Fiorino, the district's facilities director, reported the grounds were cleared at 4:30 a.m., by which time Laria said he had been in regular communication with Hendrickson Bus Company, based in Bayville. The company does its own assessments, Laria said, and they reported they were "ready to go."
Past experiences also play into such decisions, said Laria. The last delayed opening, criticized by some parents, had been decided when the bus company reported they were not ready to go.
This time they were, so with school grounds cleared, the bus fleet ready for action and weather forecasts predicting the snowfall would give way to a rainy mix by mid-morning, Laria decided against closing.
"By this time I had to make a decision because it affects the high school buses," he said. "I made that decision not to have a delayed opening, which in hindsight I regret. It's a judgment call, it's not an opinion. These are judgment calls made on the basis of information."

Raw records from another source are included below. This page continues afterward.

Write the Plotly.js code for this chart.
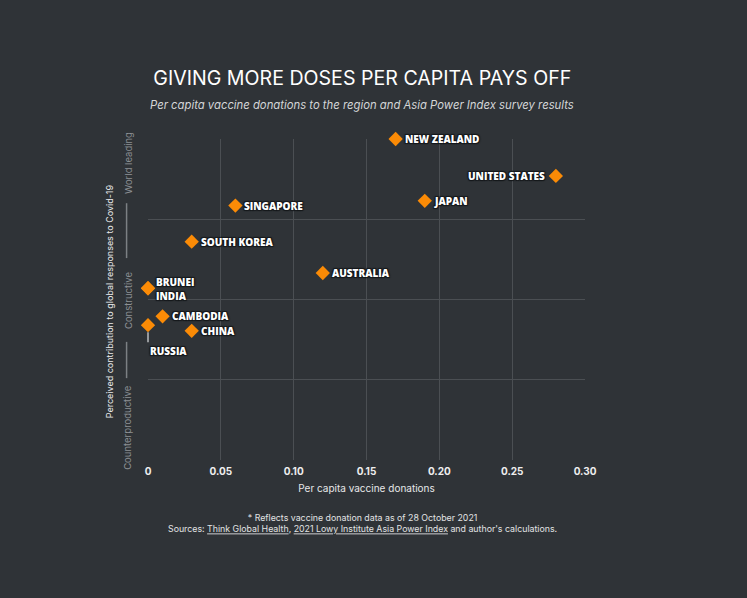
<!DOCTYPE html>
<html>
<head>
<meta charset="utf-8">
<script src="https://cdn.plot.ly/plotly-3.0.1.min.js"></script>
<style>
  html, body { margin: 0; padding: 0; background: #2f3337; }
  #chart { width: 747px; height: 598px; }
</style>
</head>
<body>
<div id="chart"></div>
<script>
// countries, donations per capita and perceived contribution score (0-4 band scale)
var countries = ['NEW ZEALAND', 'UNITED STATES', 'JAPAN', 'SINGAPORE', 'SOUTH KOREA',
                 'AUSTRALIA', 'BRUNEI', 'INDIA', 'CAMBODIA', 'RUSSIA', 'CHINA'];
var donations = [0.17, 0.28, 0.19, 0.06, 0.03, 0.12, 0, 0, 0.01, 0, 0.03];
var perception = [4.0, 3.54, 3.23, 3.17, 2.72, 2.33, 2.14, 2.14, 1.79, 1.68, 1.61];

var xTickVals = [0, 0.05, 0.10, 0.15, 0.20, 0.25, 0.30];
var xTickText = ['0', '0.05', '0.10', '0.15', '0.20', '0.25', '0.30'];
var xGridVals = [0.05, 0.10, 0.15, 0.20, 0.25];
var yGridVals = [1, 2, 3];

var bandLabels = ['World leading', 'Constructive', 'Counterproductive'];

var orange = '#fb8b06';
var labelFont = {
    family: 'Open Sans',
    size: 10,
    color: '#ffffff',
    weight: 800,
    shadow: '1px 1px 1px #15181b, -1px -1px 1px #15181b, 1px -1px 1px #15181b, -1px 1px 1px #15181b'
};

var data = [
    {
        type: 'scatter',
        mode: 'markers',
        x: donations,
        y: perception,
        text: countries,
        marker: {
            symbol: 'diamond',
            size: 11,
            color: orange
        },
        cliponaxis: false,
        hoverinfo: 'text',
        showlegend: false
    },
    {
        // invisible trace only to carry the vertical grid axis
        type: 'scatter',
        mode: 'markers',
        x: [0, 0.3],
        y: [0, 0],
        xaxis: 'x2',
        marker: {opacity: 0},
        hoverinfo: 'skip',
        showlegend: false
    }
];

// where each country label sits relative to its diamond
var labelPos = {
    'UNITED STATES': {xanchor: 'right', xshift: -9, yshift: 0},
    'BRUNEI': {xanchor: 'left', xshift: 6, yshift: 6},
    'INDIA': {xanchor: 'left', xshift: 6, yshift: -8}
};

var annotations = [];
countries.forEach(function (name, i) {
    if (name === 'RUSSIA') {
        annotations.push({
            x: donations[i], y: perception[i], xref: 'x', yref: 'y',
            text: name, font: labelFont,
            showarrow: true, arrowhead: 0, arrowwidth: 1.5, arrowcolor: '#b9bcbf',
            ax: 0, ay: 17, standoff: 7,
            xanchor: 'left', yanchor: 'top'
        });
        return;
    }
    var p = labelPos[name] || {xanchor: 'left', xshift: 7, yshift: 0};
    annotations.push({
        x: donations[i], y: perception[i], xref: 'x', yref: 'y',
        text: name, font: labelFont, showarrow: false,
        xanchor: p.xanchor, yanchor: 'middle',
        xshift: p.xshift, yshift: p.yshift
    });
});

// subtitle
annotations.push({
    xref: 'paper', yref: 'paper', x: 0.49, y: 1.106,
    text: '<i>Per capita vaccine donations to the region and Asia Power Index survey results</i>',
    showarrow: false, xanchor: 'center', yanchor: 'middle',
    font: {family: 'Inter', size: 11.3, color: '#d4d6d8'}
});

// y axis title
annotations.push({
    xref: 'paper', yref: 'paper', x: -0.089, y: 0.495,
    text: 'Perceived contribution to global responses to Covid-19',
    textangle: -90, showarrow: false, xanchor: 'center', yanchor: 'middle',
    font: {family: 'Inter', size: 9, color: '#e8e9ea'}
});

// band labels on the y side
var bandY = [0.925, 0.498, 0.103];
bandLabels.forEach(function (t, i) {
    annotations.push({
        xref: 'paper', yref: 'paper', x: -0.046, y: bandY[i],
        text: t, textangle: -90, showarrow: false,
        xanchor: 'center', yanchor: 'middle',
        font: {family: 'Inter', size: 9.5, color: '#8c9094'}
    });
});

// footer
annotations.push({
    xref: 'paper', yref: 'paper', x: 0.49, y: -0.195,
    text: '* Reflects vaccine donation data as of 28 October 2021<br>' +
          'Sources: <u>Think Global Health</u>, <u>2021 Lowy Institute Asia Power Index</u> and author\'s calculations.',
    showarrow: false, xanchor: 'center', yanchor: 'middle',
    font: {family: 'Inter', size: 8.8, color: '#e2e3e4'}
});

var layout = {
    width: 747,
    height: 598,
    paper_bgcolor: '#2f3337',
    plot_bgcolor: '#2f3337',
    font: {family: 'Inter', color: '#e6e7e8'},
    margin: {l: 148, r: 162, t: 139, b: 138},
    title: {
        text: 'GIVING MORE DOSES PER CAPITA PAYS OFF',
        x: 0.485, xanchor: 'center',
        y: 0.87, yanchor: 'middle',
        font: {family: 'Inter', size: 19.6, color: '#ffffff'}
    },
    xaxis: {
        range: [0, 0.3],
        tickvals: xTickVals,
        ticktext: xTickText,
        showgrid: false,
        zeroline: false,
        showline: false,
        ticks: '',
        ticklabelstandoff: 4,
        tickfont: {family: 'Inter', size: 10, color: '#eeeeee', weight: 'bold'},
        title: {
            text: 'Per capita vaccine donations',
            standoff: 8,
            font: {family: 'Inter', size: 10, color: '#e6e7e8'}
        }
    },
    xaxis2: {
        overlaying: 'x',
        matches: 'x',
        range: [0, 0.3],
        tickvals: xGridVals,
        showticklabels: false,
        showgrid: true,
        gridcolor: '#4b4f53',
        gridwidth: 1,
        zeroline: false,
        ticks: ''
    },
    yaxis: {
        range: [0, 4],
        tickvals: yGridVals,
        showticklabels: false,
        showgrid: true,
        gridcolor: '#4b4f53',
        gridwidth: 1,
        zeroline: false,
        ticks: ''
    },
    shapes: [
        {type: 'line', xref: 'paper', yref: 'paper', x0: -0.049, x1: -0.049, y0: 0.80, y1: 0.629,
         line: {color: '#7c8084', width: 1.5}},
        {type: 'line', xref: 'paper', yref: 'paper', x0: -0.049, x1: -0.049, y0: 0.368, y1: 0.255,
         line: {color: '#7c8084', width: 1.5}}
    ],
    annotations: annotations,
    hovermode: 'closest'
};

Plotly.newPlot('chart', data, layout, {displayModeBar: false});
</script>
</body>
</html>
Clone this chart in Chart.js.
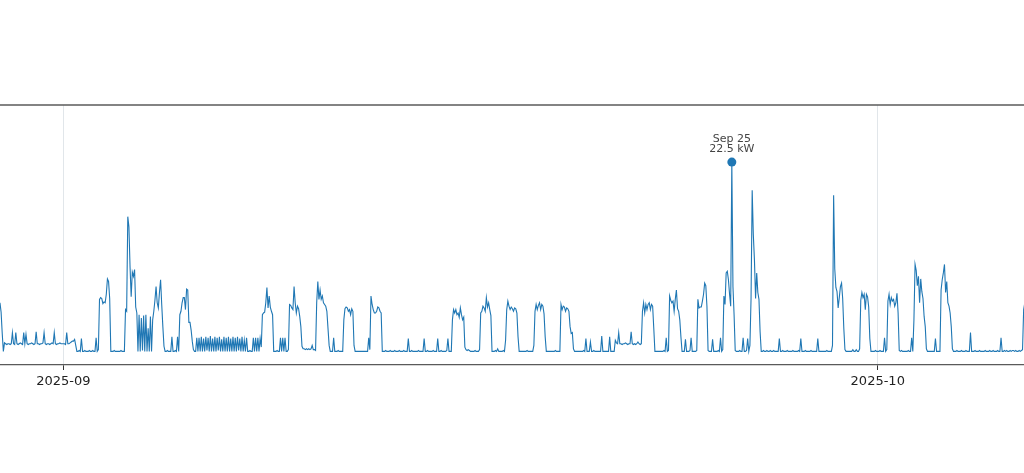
<!DOCTYPE html>
<html>
<head>
<meta charset="utf-8">
<title>Power draw, Aug 29 - Oct 6 2025</title>
<script src="https://cdn.jsdelivr.net/npm/chart.js@4.4.1/dist/chart.umd.min.js"></script>
<style>
  html, body { margin: 0; padding: 0; background: #fff; }
  canvas { display: block; }
</style>
</head>
<body>

<canvas id="myChart" width="1024" height="473"></canvas>

<script>
    // hourly power (kW), one row per day; the first row starts Aug 29 16:00
    const firstDay = -3;      // Aug 29, counted in days from Sep 1
    const firstHour = 16;
    const kwRows = [
        [6.0,4.9,2.4,0.3,1.3,1.2,1.1,1.2],                                                                   // Aug 29
        [1.2,1.1,1.2,2.5,1.2,1.1,2.5,1.2,1.1,1.2,1.3,1.2,1.1,2.5,1.2,2.3,1.2,1.1,1.2,1.2,1.3,1.2,1.1,1.2],     // Aug 30
        [2.6,1.2,1.2,1.1,1.2,1.2,1.3,2.5,1.2,1.1,1.2,1.2,1.1,1.2,1.3,1.2,2.5,1.2,1.1,1.2,1.2,1.3,1.2,1.2],     // Aug 31
        [1.2,1.2,1.1,2.5,1.2,1.2,1.3,1.4,1.5,1.5,1.7,1.0,0.3,0.3,0.4,0.3,1.8,0.3,0.3,0.4,0.3,0.3,0.3,0.4],     // Sep 1
        [0.3,0.3,0.4,0.3,0.3,1.9,0.3,0.5,6.4,6.6,6.5,5.9,6.1,6.0,7.0,8.8,8.5,6.5,0.3,0.3,0.3,0.4,0.3,0.3],     // Sep 2
        [0.3,0.3,0.3,0.4,0.3,0.3,0.3,5.2,5.0,16.1,14.9,10.2,6.7,9.6,9.1,9.9,5.5,4.8,0.3,4.6,0.3,4.2,0.4,4.5],  // Sep 3
        [0.3,4.6,0.3,3.0,0.3,4.4,0.3,4.0,5.0,6.3,7.9,6.0,5.4,7.2,8.7,5.8,3.2,0.9,0.3,0.3,0.4,0.3,0.3,0.3],     // Sep 4
        [2.0,0.3,0.3,0.4,0.3,2.0,0.3,4.6,5.0,6.0,6.6,6.6,5.2,7.6,7.5,3.7,3.7,2.8,1.5,0.5,0.3,0.3,1.9,0.3],     // Sep 5
        [1.9,0.3,2.0,0.3,1.8,0.3,2.0,0.4,1.9,0.3,2.1,0.3,1.8,0.3,2.0,0.3,1.9,0.4,2.0,0.3,1.7,0.3,2.0,0.3],     // Sep 6
        [1.9,0.3,2.0,0.3,1.8,0.3,2.0,0.3,1.9,0.3,2.0,0.4,1.8,0.3,2.0,0.3,1.6,0.3,1.9,0.3,0.3,0.4,0.3,0.3],     // Sep 7
        [1.9,0.3,1.9,0.3,1.9,0.3,1.8,0.8,4.6,4.8,4.9,6.0,7.8,5.4,6.8,5.5,5.0,4.6,0.3,0.3,0.3,0.4,0.3,0.3],     // Sep 8
        [1.9,0.3,1.9,0.3,1.9,0.3,0.3,0.5,5.8,5.7,5.4,5.2,7.9,6.0,4.8,5.6,5.3,4.4,3.2,0.9,0.6,0.6,0.5,0.6],     // Sep 9
        [0.5,0.6,0.5,0.6,1.0,0.5,0.5,0.4,6.0,8.5,6.4,7.5,6.4,6.8,6.0,5.8,5.6,5.0,3.0,1.0,0.3,0.3,0.3,1.9],     // Sep 10
        [0.3,0.3,0.3,0.4,0.3,0.3,0.3,0.3,4.0,5.3,5.5,5.4,5.0,5.2,4.6,5.3,5.0,1.0,0.3,0.3,0.3,0.3,0.3,0.3],     // Sep 11
        [0.3,0.3,0.3,0.3,0.3,0.3,1.9,0.5,6.8,5.8,5.2,4.8,4.8,5.0,5.5,5.4,5.0,4.8,0.3,0.3,0.3,0.4,0.3,0.3],     // Sep 12
        [0.3,0.4,0.3,0.3,0.3,0.4,0.3,0.3,0.3,0.4,0.3,0.3,0.3,0.4,0.3,0.3,0.3,1.8,0.3,0.3,0.4,0.3,0.3,0.3],     // Sep 13
        [0.3,0.3,0.4,0.3,0.3,0.3,0.3,1.8,0.3,0.3,0.4,0.3,0.3,0.3,0.3,0.4,0.3,0.3,0.3,1.8,0.3,0.3,0.4,0.3],     // Sep 14
        [0.3,0.3,0.3,0.4,1.8,0.3,0.3,0.3,4.0,5.2,4.8,5.2,4.6,4.8,4.3,5.4,4.6,4.0,4.3,0.8,0.5,0.4,0.5,0.4],     // Sep 15
        [0.3,0.3,0.3,0.3,0.4,0.3,0.3,0.3,0.5,4.8,5.0,5.6,5.4,5.0,6.6,5.5,6.0,5.2,4.5,0.3,0.3,0.3,0.4,0.3],     // Sep 16
        [0.6,0.3,0.3,0.3,0.3,0.4,0.3,1.6,5.2,6.2,5.6,5.2,5.5,5.3,5.0,5.4,5.3,4.8,2.0,0.3,0.3,0.3,0.3,0.3],     // Sep 17
        [0.3,0.3,0.4,0.3,0.3,0.3,0.3,0.3,1.0,5.0,5.8,5.2,5.7,6.0,5.2,5.8,5.6,4.7,2.0,0.3,0.3,0.3,0.3,0.3],     // Sep 18
        [0.3,0.3,0.3,0.4,0.3,0.3,0.3,0.3,5.8,5.2,5.6,5.5,5.0,5.4,5.3,5.0,3.2,2.4,2.5,0.6,0.3,0.3,0.3,0.3],     // Sep 19
        [0.3,0.3,0.3,0.3,0.4,0.3,1.8,0.3,0.3,0.3,1.4,0.3,0.3,0.4,0.3,0.3,0.3,0.3,0.3,0.3,2.1,0.3,0.3,0.3],     // Sep 20
        [0.3,0.3,0.3,2.0,0.3,0.3,0.3,0.3,1.6,1.3,1.2,2.5,1.2,1.2,1.1,1.2,1.2,1.3,1.2,1.1,1.2,1.2,2.6,1.2],     // Sep 21
        [1.1,1.2,1.1,1.2,1.4,1.2,1.1,1.2,5.0,6.0,4.8,5.8,5.2,5.8,6.0,5.2,5.8,5.6,3.0,0.3,0.3,0.3,0.3,0.3],     // Sep 22
        [0.3,0.3,0.3,0.4,0.3,1.9,0.3,0.4,6.8,6.3,6.0,6.2,5.0,6.4,7.5,5.3,5.0,4.0,2.0,0.3,0.3,0.3,1.7,0.3],     // Sep 23
        [0.3,0.3,0.4,1.9,0.3,0.3,0.3,0.3,0.4,6.4,5.4,5.5,5.5,6.2,7.0,8.3,8.0,5.6,0.4,0.3,0.3,0.3,1.7,0.3],     // Sep 24
        [0.3,0.3,0.3,0.4,0.3,1.9,0.3,0.5,6.8,5.8,9.5,9.7,8.7,7.0,5.6,22.5,7.9,4.6,0.4,0.3,0.3,0.3,0.4,0.3],    // Sep 25
        [0.3,1.9,0.3,0.3,0.4,1.8,0.3,1.0,6.5,19.2,14.0,11.0,6.5,9.5,7.2,6.4,2.6,0.3,0.3,0.4,0.3,0.3,0.4,0.3],  // Sep 26
        [0.3,0.4,0.3,0.3,0.4,0.3,0.3,0.3,0.3,1.8,0.3,0.3,0.4,0.3,0.3,0.3,0.4,0.3,0.3,0.3,0.3,0.4,0.3,0.3],     // Sep 27
        [0.3,0.3,0.4,0.3,1.8,0.3,0.3,0.3,0.4,0.3,0.3,0.3,0.3,0.4,0.3,0.3,0.3,0.3,0.3,1.8,0.3,0.3,0.3,0.3],     // Sep 28
        [0.3,0.3,0.3,0.4,0.3,0.3,0.3,0.3,1.0,18.6,10.0,7.8,7.3,5.4,6.6,7.9,8.3,6.5,3.0,0.5,0.3,0.3,0.3,0.3],   // Sep 29
        [0.3,0.3,0.5,0.3,0.3,0.5,0.3,0.3,0.6,6.3,7.2,6.6,7.0,5.2,7.0,6.7,5.5,1.8,0.3,0.3,0.3,0.3,0.4,0.3],     // Sep 30
        [0.3,0.3,0.4,0.3,0.3,0.3,1.9,0.3,0.5,6.2,7.0,5.8,6.6,6.2,6.4,5.6,6.0,7.1,4.8,0.4,0.3,0.4,0.3,0.3],     // Oct 1
        [0.3,0.3,0.3,0.4,0.3,0.3,1.9,0.3,4.0,10.5,9.8,8.0,9.1,6.0,8.8,7.3,6.5,4.4,3.2,0.6,0.3,0.3,0.3,0.3],    // Oct 2
        [0.3,0.3,0.3,1.8,0.3,0.3,0.3,0.3,7.5,8.7,9.5,10.5,7.2,8.5,6.0,5.6,4.8,3.2,0.6,0.3,0.3,0.3,0.4,0.3],    // Oct 3
        [0.3,0.3,0.4,0.3,0.3,0.3,0.4,0.3,0.3,0.3,2.5,0.3,0.3,0.3,0.4,0.3,0.3,0.3,0.4,0.3,0.3,0.3,0.3,0.4],     // Oct 4
        [0.3,0.3,0.3,0.4,0.3,0.3,0.4,0.3,0.3,0.3,0.4,0.3,0.3,1.9,0.3,0.3,0.4,0.3,0.4,0.3,0.3,0.4,0.3,0.4],     // Oct 5
        [0.4,0.3,0.4,0.3,0.3,0.4,0.3,0.4,0.5,5.2,6.0]                                                         // Oct 6
    ];

    // x axis in hours from 2025-09-01 00:00
    const tickHours = [0, 720];
    const tickLabels = ["2025-09", "2025-10"];
    const xMin = -55.97;
    const xMax = 849.3;
    const yMin = -1.3;
    const yMax = 29.2;

    // the highlighted maximum
    const peakHour = 24 * 24 + 15;   // Sep 25 15:00
    const peakValue = 22.5;
    const peakDay = "Sep 25";

    // Build {x, y} points from the rows
    const points = [];
    kwRows.forEach(function(row, r) {
        const start = (firstDay + r) * 24 + (r === 0 ? firstHour : 0);
        row.forEach(function(v, k) {
            points.push({ x: start + k, y: v });
        });
    });

    const blue = "#1f77b4";

    // top spine and the label above the peak
    const extras = {
        id: "extras",
        afterDraw(chart) {
            const ctx = chart.ctx;
            const area = chart.chartArea;
            ctx.save();
            ctx.strokeStyle = "#5a5a5a";
            ctx.lineWidth = 1.3;
            ctx.beginPath();
            ctx.moveTo(area.left, area.top);
            ctx.lineTo(area.right, area.top);
            ctx.stroke();

            const px = chart.scales.x.getPixelForValue(peakHour);
            const py = chart.scales.y.getPixelForValue(peakValue);
            ctx.fillStyle = "#444";
            ctx.font = "11px 'DejaVu Sans'";
            ctx.textAlign = "center";
            ctx.textBaseline = "middle";
            ctx.fillText(peakDay, px, py - 23);
            ctx.fillText(peakValue.toFixed(1) + " kW", px, py - 13);
            ctx.restore();
        }
    };

    new Chart("myChart", {
        type: "line",
        data: {
            datasets: [
                {
                    label: "peak",
                    data: [{ x: peakHour, y: peakValue }],
                    showLine: false,
                    pointRadius: 4.5,
                    pointBackgroundColor: blue,
                    pointBorderWidth: 0,
                    order: 0
                },
                {
                    label: "power",
                    data: points,
                    borderColor: blue,
                    borderWidth: 1.1,
                    pointRadius: 0,
                    tension: 0,
                    fill: false,
                    order: 1
                }
            ]
        },
        options: {
            responsive: false,
            animation: false,
            devicePixelRatio: 1,
            layout: {
                autoPadding: false,
                padding: { top: 105, left: 0, right: 0, bottom: 0 }
            },
            plugins: {
                legend: { display: false },
                tooltip: { enabled: false }
            },
            scales: {
                x: {
                    type: "linear",
                    min: xMin,
                    max: xMax,
                    afterBuildTicks: function(scale) {
                        scale.ticks = tickHours.map(function(v) { return { value: v }; });
                    },
                    afterFit: function(scale) {
                        scale.height = 108;
                    },
                    ticks: {
                        autoSkip: false,
                        maxRotation: 0,
                        padding: 4,
                        color: "#222",
                        font: { family: "DejaVu Sans", size: 13 },
                        callback: function(value) {
                            const i = tickHours.indexOf(value);
                            return i >= 0 ? tickLabels[i] : "";
                        }
                    },
                    grid: {
                        color: "#e1e6ea",
                        lineWidth: 1,
                        drawTicks: true,
                        tickLength: 5,
                        tickColor: "#333",
                        tickWidth: 1
                    },
                    border: { display: true, color: "#5a5a5a", width: 1.3 }
                },
                y: {
                    display: false,
                    min: yMin,
                    max: yMax
                }
            }
        },
        plugins: [extras]
    });
</script>

</body>
</html>
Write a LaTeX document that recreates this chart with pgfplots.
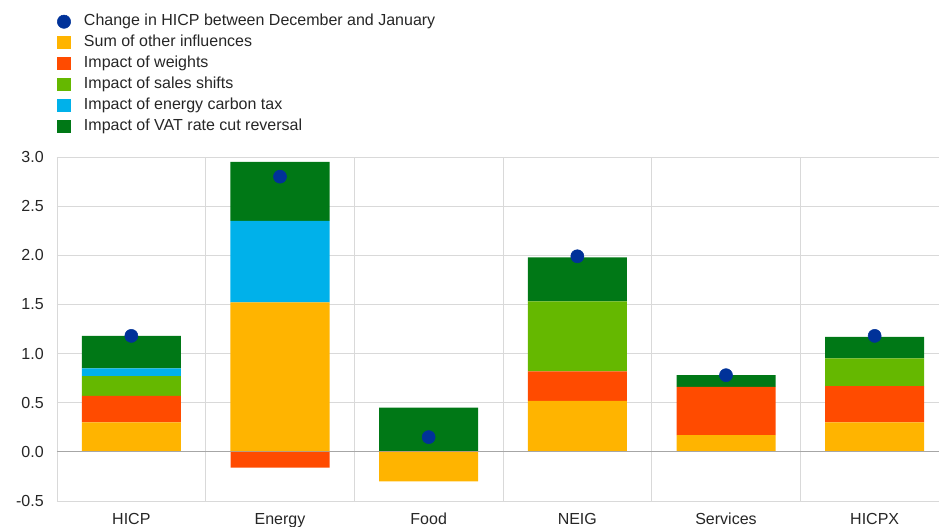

Laria said he took full responsibility for the decision. As weather conditions worsened that day, after-school activities were cancelled.
The superintendent acknowledged the frustration felt by parents who disagree with a given decision, ending with a story from his time in another school district.
"One person called me up and was so angry. I tried to explain the reasoning," Laria said. "The person said to me, 'You don't ever have to worry about having hemorrhoids because you are a perfect [expletive deleted]' and hung up on me."
The meeting's attendees broke into laughter.
"Well I wasn't going to say that," joked the parent who posed the question.